Adorning the Epitaphio
Holy Week is an intense week of services, day and night. We live the Passion of our Lord and Saviour, His trials, mockings, the Cross, His death, burial and Resurrection.
On Good Friday, we commemorate the death and burial of Christ. There are three services: firstly, the Royal Hours which are read on Friday morning, consisting mainly of readings from the Psalms and prophecies.
Immediately after this, it is the tradition for women and girls to prepare the funeral bier, known as the Kouvouklion. They adorn this wooden structure with beautiful flowers as it will hold the Epitaphios. This is a large icon richly embroidered on a cloth that depicts Christ after he has been removed from the cross, accompanied by Panagia and others as told in the Gospel account.

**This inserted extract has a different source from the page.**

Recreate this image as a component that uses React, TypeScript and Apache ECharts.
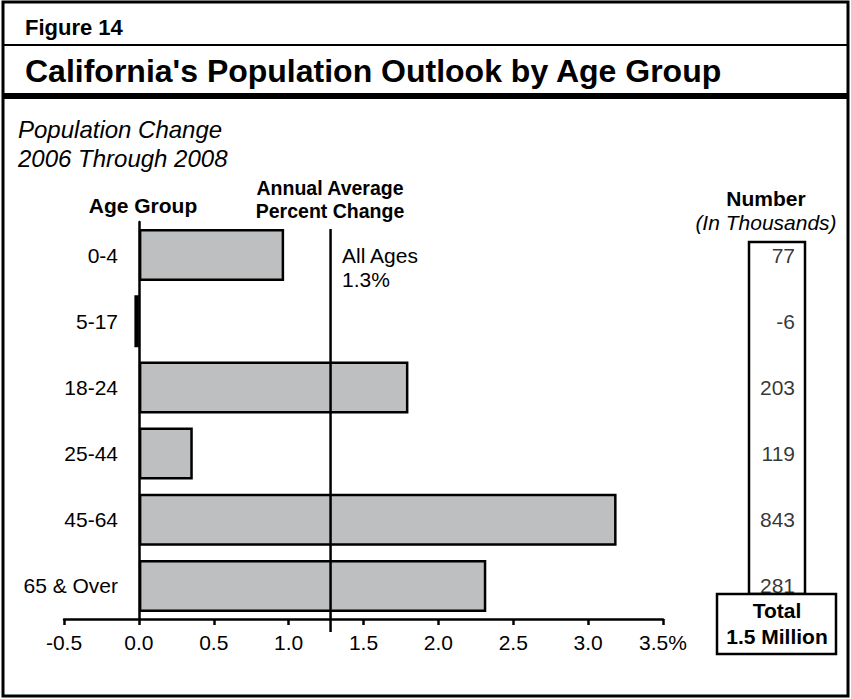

The name, Epitaphios, literally means ‘winding-sheet’. It is common for the troparion of the day to be embroidered around the edges of the icon:
The Noble Joseph, taking down Thy most pure Body from the Tree, did wrap it in clean linen with sweet spices, and he laid it in a new tomb.
The Kouvouklion is placed in the middle of the solea in front of the Holy Doors. During the afternoon service, known as the Apokathelosis, which commemorates Jesus’ burial, the priest proceeds around the church holding the epitaphios above his head and laying it down inside the Kouvouklion. He places the Gospel next to it and the faithful approach reverently one by one to bow down deeply and venerate both.
A hymn on this day tells us: Come, let us see our Life, lying in the tomb. He is there so that He may give life to those who lie in the graves.
Also, another: O Christ, who holds the whole world in Your hand, You accepted to be held in the sepulchre, so that You might rescue humanity which was swallowed by Hades, and, as immortal God, give us life and immortality.